The Impact of Local Revenue and Capital Expenditure on Economic Growth of Indonesia: Spatial Econometric Analysis
Authors: 1.Dhiya Hadaina, 2.D. Sambasivam Sankar, 3.Amer Demirovic, 4.K.K. Viswanathan
Abstract
This statistical model investigates the influence of two distinct types of physical capital, local revenue and capital expenditure, as independent factors that impact Indonesia’s economic growth with the aid of spatial econometric models and panel data analysis. The study particularly focuses on analysing the dynamics of fiscal policy and its implications for regional economic growth, which is a critical aspect for developing economies like Indonesia. The applied spatial econometric methods allow the nuanced exploration of spatial patterns and their implication on economic growth.

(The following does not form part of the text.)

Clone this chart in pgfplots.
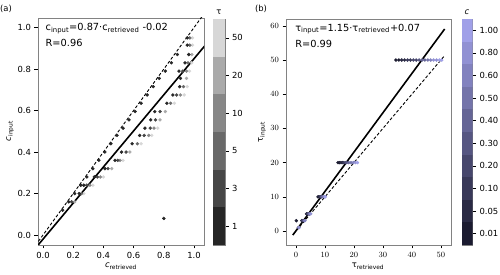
\documentclass[border=0pt]{standalone}
\usepackage{fontspec}
\setmainfont{DejaVu Sans}
\usepackage{pgfplots}
\pgfplotsset{compat=1.18}
\definecolor{cT0}{RGB}{38,38,38}
\definecolor{cT1}{RGB}{70,70,70}
\definecolor{cT2}{RGB}{105,105,105}
\definecolor{cT3}{RGB}{135,135,135}
\definecolor{cT4}{RGB}{170,170,170}
\definecolor{cT5}{RGB}{215,215,215}
\definecolor{cC0}{RGB}{27,27,48}
\definecolor{cC1}{RGB}{42,42,68}
\definecolor{cC2}{RGB}{57,57,89}
\definecolor{cC3}{RGB}{71,71,109}
\definecolor{cC4}{RGB}{86,86,130}
\definecolor{cC5}{RGB}{101,101,150}
\definecolor{cC6}{RGB}{116,116,170}
\definecolor{cC7}{RGB}{130,130,191}
\definecolor{cC8}{RGB}{145,145,211}
\definecolor{cC9}{RGB}{160,160,232}
\definecolor{frame}{RGB}{130,130,130}
\pgfplotsset{
  mainax/.style={scale only axis, anchor=south west, axis line style={frame, line width=0.7pt},
    tick style={black, line width=0.5pt}, tick align=outside, tick pos=left, major tick length=3.5pt,
    tick label style={font=\fontsize{8.4}{10}\selectfont}},
  cbax/.style={scale only axis, anchor=south west, axis line style={frame, line width=0.7pt},
    xmin=0, xmax=1, xtick=\empty, ytick pos=right, yticklabel pos=right, tick align=outside,
    tick style={black, line width=0.5pt}, major tick length=3.5pt,
    tick label style={font=\fontsize{8.4}{10}\selectfont}},
  dot/.style={only marks, mark=*, mark size=1.5pt, mark options={draw=#1, fill=#1}},
}
\newcommand{\lab}{\fontsize{8.4}{10}\selectfont}
\newcommand{\ann}{\fontsize{9.8}{12}\selectfont}
\begin{document}
\begin{tikzpicture}
\path[use as bounding box] (0pt,0pt) rectangle (500pt,275pt);
% ---------------- left panel
\begin{axis}[mainax, at={(38pt,30pt)}, width=166pt, height=227pt,
  xmin=-0.033, xmax=1.066, ymin=-0.048, ymax=1.046,
  xtick={0,0.2,0.4,0.6,0.8,1}, xticklabels={0.0,0.2,0.4,0.6,0.8,1.0},
  ytick={0,0.2,0.4,0.6,0.8,1}, yticklabels={0.0,0.2,0.4,0.6,0.8,1.0}]
\addplot[black, line width=0.9pt, dash pattern=on 3pt off 2pt] coordinates {(-0.05,-0.05) (1.08,1.08)};
\addplot[black, line width=1.6pt] coordinates {(-0.05,-0.0635) (1.08,0.9196)};
% tau = 50
\addplot[dot=cT5] coordinates {(0.99,0.95) (0.99,0.915) (0.985,0.83) (0.97,0.79) (0.955,0.715) (0.935,0.675) (0.87,0.635) (0.76,0.515) (0.72,0.48) (0.65,0.44) (0.53,0.36) (0.40,0.28) (0.33,0.24) (0.27,0.20)};
% tau = 20
\addplot[dot=cT4] coordinates {(0.985,0.87) (0.95,0.755) (0.81,0.595) (0.775,0.555) (0.575,0.40) (0.455,0.32) (0.21,0.16)};
% tau = 10
\addplot[dot=cT3] coordinates {(0.95,0.79) (0.91,0.675) (0.735,0.515) (0.70,0.48) (0.51,0.36) (0.38,0.28) (0.31,0.24)};
% tau = 5
\addplot[dot=cT2] coordinates {(0.972,0.95) (0.972,0.915) (0.96,0.83) (0.93,0.715) (0.845,0.635) (0.625,0.44) (0.255,0.20)};
% tau = 3
\addplot[dot=cT1] coordinates {(0.925,0.79) (0.885,0.675) (0.775,0.595) (0.745,0.555) (0.71,0.515) (0.67,0.48) (0.55,0.40) (0.495,0.36) (0.43,0.32) (0.36,0.28) (0.29,0.24) (0.19,0.16)};
% tau = 1
\addplot[dot=cT0] coordinates {
(0.13,0.12) (0.17,0.16) (0.21,0.20) (0.25,0.24) (0.29,0.28) (0.33,0.32)
(0.37,0.36) (0.41,0.40) (0.45,0.44) (0.49,0.48) (0.53,0.515) (0.57,0.555)
(0.61,0.595) (0.65,0.635) (0.69,0.675) (0.73,0.715) (0.77,0.755) (0.81,0.79)
(0.85,0.83) (0.89,0.87)
(0.955,0.95) (0.955,0.915) (0.965,0.87) (0.94,0.83) (0.90,0.79) (0.91,0.755) (0.905,0.715)
(0.86,0.675) (0.82,0.635) (0.74,0.595) (0.713,0.555) (0.675,0.515) (0.64,0.48) (0.59,0.44)
(0.52,0.40) (0.477,0.36) (0.41,0.32) (0.34,0.28) (0.27,0.24) (0.24,0.20)
(0.80,0.08)};
\node[anchor=west, inner sep=0pt] at (rel axis cs:0.045,0.955) {\ann c\textsubscript{input}=0.87·c\textsubscript{retrieved} -0.02};
\node[anchor=west, inner sep=0pt] at (rel axis cs:0.045,0.89) {\ann R=0.96};
\end{axis}
\begin{axis}[cbax, at={(213pt,30pt)}, width=12pt, height=226pt, ymin=0, ymax=6,
  ytick={0.5,1.5,2.5,3.5,4.5,5.5}, yticklabels={1,3,5,10,20,50}]
\addplot[fill=cT0, draw=none] coordinates {(0,0) (1,0) (1,1) (0,1)} -- cycle;
\addplot[fill=cT1, draw=none] coordinates {(0,1) (1,1) (1,2) (0,2)} -- cycle;
\addplot[fill=cT2, draw=none] coordinates {(0,2) (1,2) (1,3) (0,3)} -- cycle;
\addplot[fill=cT3, draw=none] coordinates {(0,3) (1,3) (1,4) (0,4)} -- cycle;
\addplot[fill=cT4, draw=none] coordinates {(0,4) (1,4) (1,5) (0,5)} -- cycle;
\addplot[fill=cT5, draw=none] coordinates {(0,5) (1,5) (1,6) (0,6)} -- cycle;
\end{axis}
% ---------------- right panel
\begin{axis}[mainax, at={(286pt,30pt)}, width=165pt, height=226pt,
  xmin=-3.45, xmax=53.5, ymin=-4.1, ymax=62,
  xtick={0,10,20,30,40,50}, ytick={0,10,20,30,40,50,60}]
\addplot[black, line width=0.9pt, dash pattern=on 3pt off 2pt] coordinates {(-1,-1) (51.3,51.3)};
\addplot[black, line width=1.6pt] coordinates {(-1.1,-1.195) (51.3,59.065)};
\addplot[dot=cC0] coordinates {(34.5,50) (35.5,50) (14.5,20) (15,20) (7.6,10) (3.6,5) (0.1,3)};
\addplot[dot=cC1] coordinates {(36.5,50) (37.5,50) (15.5,20) (16,20) (8,10) (2.0,3)};
\addplot[dot=cC2] coordinates {(38.5,50) (39.5,50) (16.5,20) (8.4,10) (3.9,5)};
\addplot[dot=cC3] coordinates {(40.5,50) (41.5,50) (17,20) (2.4,3)};
\addplot[dot=cC4] coordinates {(42.5,50) (17.5,20) (8.8,10) (4.3,5) (0.8,1)};
\addplot[dot=cC5] coordinates {(43.5,50) (44.5,50) (18.2,20) (2.8,3)};
\addplot[dot=cC6] coordinates {(45.5,50) (19,20) (9.3,10) (4.7,5)};
\addplot[dot=cC7] coordinates {(46.5,50) (19.8,20) (3.1,3)};
\addplot[dot=cC8] coordinates {(47.5,50) (48.5,50) (20.5,20) (9.8,10) (5.1,5) (1.1,1)};
\addplot[dot=cC9] coordinates {(49.5,50) (50.3,50) (21.2,20) (10.1,10)};
\node[anchor=west, inner sep=0pt] at (rel axis cs:0.055,0.955) {\ann τ\textsubscript{input}=1.15·τ\textsubscript{retrieved}+0.07};
\node[anchor=west, inner sep=0pt] at (rel axis cs:0.055,0.89) {\ann R=0.99};
\end{axis}
\begin{axis}[cbax, at={(462pt,30pt)}, width=10.5pt, height=226pt, ymin=0, ymax=10,
  ytick={0.5,1.5,2.5,3.5,4.5,5.5,6.5,7.5,8.5,9.5},
  yticklabels={0.01,0.05,0.10,0.20,0.30,0.40,0.50,0.60,0.80,1.00}]
\addplot[fill=cC0, draw=none] coordinates {(0,0) (1,0) (1,1) (0,1)} -- cycle;
\addplot[fill=cC1, draw=none] coordinates {(0,1) (1,1) (1,2) (0,2)} -- cycle;
\addplot[fill=cC2, draw=none] coordinates {(0,2) (1,2) (1,3) (0,3)} -- cycle;
\addplot[fill=cC3, draw=none] coordinates {(0,3) (1,3) (1,4) (0,4)} -- cycle;
\addplot[fill=cC4, draw=none] coordinates {(0,4) (1,4) (1,5) (0,5)} -- cycle;
\addplot[fill=cC5, draw=none] coordinates {(0,5) (1,5) (1,6) (0,6)} -- cycle;
\addplot[fill=cC6, draw=none] coordinates {(0,6) (1,6) (1,7) (0,7)} -- cycle;
\addplot[fill=cC7, draw=none] coordinates {(0,7) (1,7) (1,8) (0,8)} -- cycle;
\addplot[fill=cC8, draw=none] coordinates {(0,8) (1,8) (1,9) (0,9)} -- cycle;
\addplot[fill=cC9, draw=none] coordinates {(0,9) (1,9) (1,10) (0,10)} -- cycle;
\end{axis}
% ---------------- labels
\node at (6pt,266pt) {\lab (a)};
\node at (261pt,266pt) {\lab (b)};
\node at (219pt,263pt) {\lab τ};
\node at (467pt,263pt) {\lab\itshape c};
\node at (121pt,9pt) {\lab\textit{c}\textsubscript{retrieved}};
\node[rotate=90] at (10pt,144pt) {\lab\textit{c}\textsubscript{input}};
\node at (368pt,9pt) {\lab τ\textsubscript{retrieved}};
\node[rotate=90] at (262pt,143pt) {\lab τ\textsubscript{input}};
\end{tikzpicture}
\end{document}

Utilizing secondary financial data sourced from the Central Bureau Statistics of Indonesia, spanning from 2012 to 2021, encompasses all provinces in Indonesia. Using growth rate data, this research utilizes a spatial econometric panel data model employing the Ordinary Least Squares (OLS) regression method. It is found that for every 1% increase in the ratio of local revenue and capital expenditure, Indonesia’s GDP will grow by 0.0147% and 0.0123%, respectively. All variables considered are identified to be stationary and they enhance the robustness and credibility of the findings. The statistical significance of local revenue and capital expenditures on economic growth has been established.